Published online by Cambridge University Press: 05 July 2011
Korea's successful experience with export-led industrialization strategies is shared by all East Asian economies. An essential ingredient or ‘enabler’ in this so-called East Asian miracle is the open multilateral trading regime. For this reason, although ‘new regionalism’ was surfacing in the form of bilateral or regional free trade agreements (FTAs) in other regions of the world, the East Asian economies steadfastly adhered to multilateralism by refusing to pursue regional or bilateral FTAs during the 1990s.

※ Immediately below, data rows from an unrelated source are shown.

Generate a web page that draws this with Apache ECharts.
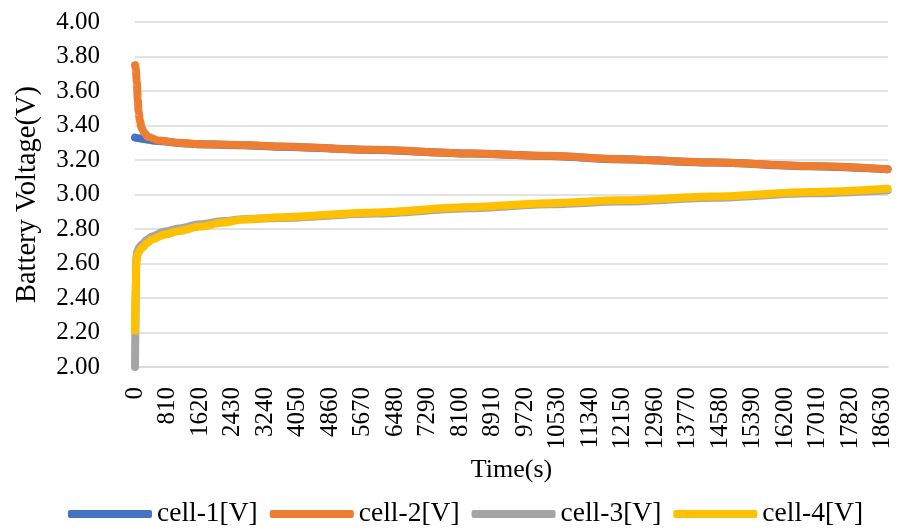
<!DOCTYPE html>
<html>
<head>
<meta charset="utf-8">
<script src="https://cdn.jsdelivr.net/npm/echarts@6/dist/echarts.min.js"></script>
<style>
html,body{margin:0;padding:0;background:#fff;}
#chart{width:907px;height:532px;}
</style>
</head>
<body>
<div id="chart"></div>
<script>
// ---- data ----
var seriesNames = ['cell-1[V]', 'cell-2[V]', 'cell-3[V]', 'cell-4[V]'];

var cell1Time = [0, 100, 200, 350, 500, 700, 1071, 1619, 2690, 3611, 5978, 8344, 10336, 12080, 14446, 16812, 18750];
var cell1Volt = [3.33, 3.326, 3.322, 3.317, 3.312, 3.308, 3.299, 3.291, 3.286, 3.277, 3.258, 3.237, 3.223, 3.204, 3.185, 3.164, 3.146];

var cell2Time = [0, 20, 45, 70, 90, 120, 167, 240, 331, 580, 1071, 1619, 2690, 3611, 5978, 8344, 10336, 12080, 14446, 16812, 18750];
var cell2Volt = [3.75, 3.73, 3.65, 3.55, 3.48, 3.43, 3.385, 3.355, 3.333, 3.313, 3.300, 3.292, 3.287, 3.278, 3.259, 3.238, 3.224, 3.205, 3.186, 3.165, 3.147];

var cell3Time = [0, 10, 20, 35, 60, 110, 167, 300, 416, 747, 1071, 1619, 2200, 2690, 3611, 5978, 8344, 10336, 12080, 14446, 16812, 18750];
var cell3Volt = [2.00, 2.20, 2.45, 2.64, 2.67, 2.695, 2.71, 2.738, 2.757, 2.785, 2.803, 2.828, 2.846, 2.857, 2.864, 2.890, 2.920, 2.943, 2.959, 2.981, 3.007, 3.025];

var cell4Time = [0, 15, 30, 60, 110, 167, 300, 416, 747, 1071, 1619, 2200, 2690, 3611, 5978, 8344, 10336, 12080, 14446, 16812, 18750];
var cell4Volt = [2.21, 2.42, 2.60, 2.645, 2.672, 2.69, 2.717, 2.739, 2.768, 2.787, 2.814, 2.838, 2.855, 2.868, 2.896, 2.927, 2.950, 2.966, 2.988, 3.014, 3.033];

var xTickStep = 810;      // tick labels 0, 810, ... 18630
var yTicks = [2.00, 2.20, 2.40, 2.60, 2.80, 3.00, 3.20, 3.40, 3.60, 3.80, 4.00];

var colors = ['#4472C4', '#ED7D31', '#A5A5A5', '#FFC000'];

function pairs(t, v) {
  var out = [];
  for (var i = 0; i < t.length; i++) out.push([t[i], v[i]]);
  return out;
}
var allTimes = [cell1Time, cell2Time, cell3Time, cell4Time];
var allVolts = [cell1Volt, cell2Volt, cell3Volt, cell4Volt];

var font = '"Liberation Serif", "Times New Roman", serif';

var chart = echarts.init(document.getElementById('chart'), null, {renderer: 'canvas'});
var series = seriesNames.map(function (name, i) {
  return {
    name: name,
    type: 'line',
    data: pairs(allTimes[i], allVolts[i]),
    showSymbol: false,
    symbol: 'none',
    smooth: 0.3,
    smoothMonotone: 'x',
    lineStyle: {color: colors[i], width: 8, cap: 'round', join: 'round'},
    itemStyle: {color: colors[i]},
    z: 2 + i
  };
});

chart.setOption({
  animation: false,
  backgroundColor: '#ffffff',
  color: colors,
  grid: {left: 135, right: 19, top: 22, bottom: 165, containLabel: false},
  xAxis: {
    type: 'value',
    min: 0,
    max: 18760,
    interval: xTickStep,
    name: 'Time(s)',
    nameLocation: 'middle',
    nameGap: 88,
    nameTextStyle: {fontFamily: font, fontSize: 26, color: '#000'},
    axisLine: {show: true, lineStyle: {color: '#D9D9D9', width: 1.5}},
    axisTick: {show: false},
    splitLine: {show: false},
    axisLabel: {
      rotate: 90,
      margin: 20,
      showMaxLabel: false,
      fontFamily: font,
      fontSize: 25,
      color: '#000',
      formatter: function (v) { return (v % xTickStep === 0) ? String(v) : ''; }
    }
  },
  yAxis: {
    type: 'value',
    min: yTicks[0],
    max: yTicks[yTicks.length - 1],
    interval: 0.2,
    name: 'Battery Voltage(V)',
    nameLocation: 'middle',
    nameGap: 93,
    nameTextStyle: {fontFamily: font, fontSize: 28.5, color: '#000'},
    axisLine: {show: false},
    axisTick: {show: false},
    splitLine: {show: true, lineStyle: {color: '#D9D9D9', width: 1.5}},
    axisLabel: {
      margin: 35,
      fontFamily: font,
      fontSize: 25,
      color: '#000',
      formatter: function (v) { return v.toFixed(2); }
    }
  },
  legend: {
    data: seriesNames,
    left: 68,
    top: 499,
    padding: 0,
    itemGap: 12,
    itemWidth: 84,
    itemHeight: 8,
    icon: 'roundRect',
    textStyle: {fontFamily: font, fontSize: 27.5, color: '#000', lineHeight: 30}
  },
  series: series
});
</script>
</body>
</html>
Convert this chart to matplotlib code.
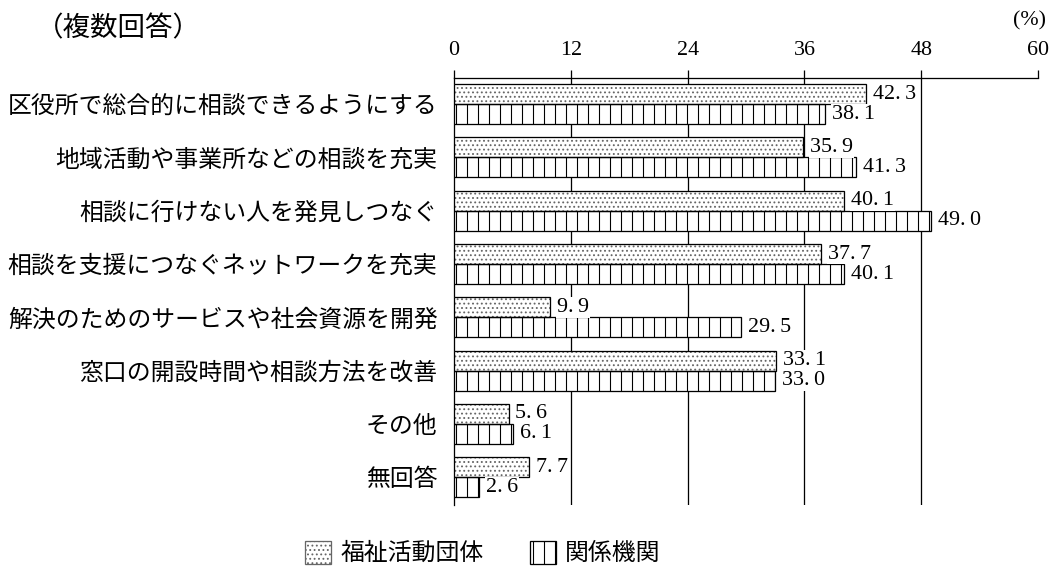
import matplotlib
matplotlib.use('Agg')
import numpy as np
import matplotlib.pyplot as plt
from matplotlib.patches import Patch

plt.rcParams['font.family'] = ['Noto Sans CJK JP', 'DejaVu Sans']
plt.rcParams['hatch.linewidth'] = 0.6

categories = ['区役所で総合的に相談できるようにする', '地域活動や事業所などの相談を充実',
              '相談に行けない人を発見しつなぐ', '相談を支援につなぐネットワークを充実',
              '解決のためのサービスや社会資源を開発', '窓口の開設時間や相談方法を改善',
              'その他', '無回答']
fukushi = [42.3, 35.9, 40.1, 37.7, 9.9, 33.1, 5.6, 7.7]
kankei = [38.1, 41.3, 49.0, 40.1, 29.5, 33.0, 6.1, 2.6]
series_names = ['福祉活動団体', '関係機関']
xticks = [0, 12, 24, 36, 48, 60]

DPI = 132
fig = plt.figure(figsize=(1051 / DPI, 566 / DPI), dpi=DPI)
ax = fig.add_axes([454 / 1051, 1 - 505 / 566, (1038 - 454) / 1051, (505 - 78) / 566])

y = np.arange(len(categories))
h = 0.375
serif = ['Liberation Serif', 'DejaVu Serif']

# dotted bars: hatch in gray, outline in black
ax.barh(y - h / 2, fukushi, height=h, color='white', hatch='.....',
        edgecolor='#666666', linewidth=0, zorder=3)
ax.barh(y - h / 2, fukushi, height=h, fill=False, edgecolor='black',
        linewidth=0.7, zorder=4)
ax.barh(y + h / 2, kankei, height=h, color='white', hatch='||',
        edgecolor='black', linewidth=0.7, zorder=3)

box = dict(facecolor='white', edgecolor='none', pad=0.5)
for yi, v in zip(y, fukushi):
    ax.text(v + 0.7, yi - h / 2, f'{v:.1f}'.replace('.', '.\u2009'), va='center',
            ha='left', fontsize=12, family=serif, zorder=5, bbox=box)
for yi, v in zip(y, kankei):
    ax.text(v + 0.7, yi + h / 2, f'{v:.1f}'.replace('.', '.\u2009'), va='center',
            ha='left', fontsize=12, family=serif, zorder=5, bbox=box)

ax.set_xlim(0, 60)
ax.set_ylim(len(categories) - 0.48, -0.49)
ax.set_xticks(xticks)
ax.xaxis.tick_top()
ax.tick_params(axis='x', direction='out', length=4.4, width=0.7, pad=5.5, labelsize=12)
for lab in ax.get_xticklabels():
    lab.set_family(serif)
ax.set_yticks(y)
ax.set_yticklabels(categories, fontsize=13.0)
ax.tick_params(axis='y', length=0, pad=9)

for x in xticks[1:-1]:
    ax.axvline(x, color='black', linewidth=0.7, zorder=1)
ax.spines['right'].set_visible(False)
ax.spines['bottom'].set_visible(False)
ax.spines['top'].set_linewidth(0.7)
ax.spines['left'].set_linewidth(0.7)

fig.text(36 / 1051, 1 - 29 / 566, '（複数回答）', fontsize=15, va='center', ha='left')
fig.text(1046 / 1051, 1 - 21 / 566, '(%)', fontsize=12, family=serif, va='center', ha='right')

handles = [Patch(facecolor='white', hatch='.....', edgecolor='#666666', linewidth=0.7),
           Patch(facecolor='white', hatch='||', edgecolor='black', linewidth=0.7)]
fig.legend(handles, series_names, loc='center', bbox_to_anchor=(483 / 1051, 1 - 553 / 566),
           ncol=2, frameon=False, fontsize=13, handlelength=1.1, handleheight=1.1,
           handletextpad=0.4, columnspacing=1.9)

fig.savefig('out.png', dpi=DPI)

Yet, alerted by the Asian financial crisis of 1997–1998 to failings in the global economic order, as well as by the growing evidence that further multilateral trade liberalization after the Uruguay Round on both the WTO and APEC (Asia-Pacific Economic Cooperation) track was not likely in the foreseeable future, East Asian countries began to shift from multilateralism to regionalism, especially to bilateral FTAs, by the end of the decade. In a belated domino-effect-type reaction to the proliferation of FTAs elsewhere in the world, they thus began to pursue bilateral FTAs individually, competing to a certain extent with one another. Among them, Korea has probably been the first and the most aggressive pursuer of such bilateralism.
Korea began to pursue bilateral FTAs in the wake of the Asian financial crisis and launched the negotiation of its first FTA in 1999. This was the Korea–Chile FTA which was signed in 2003.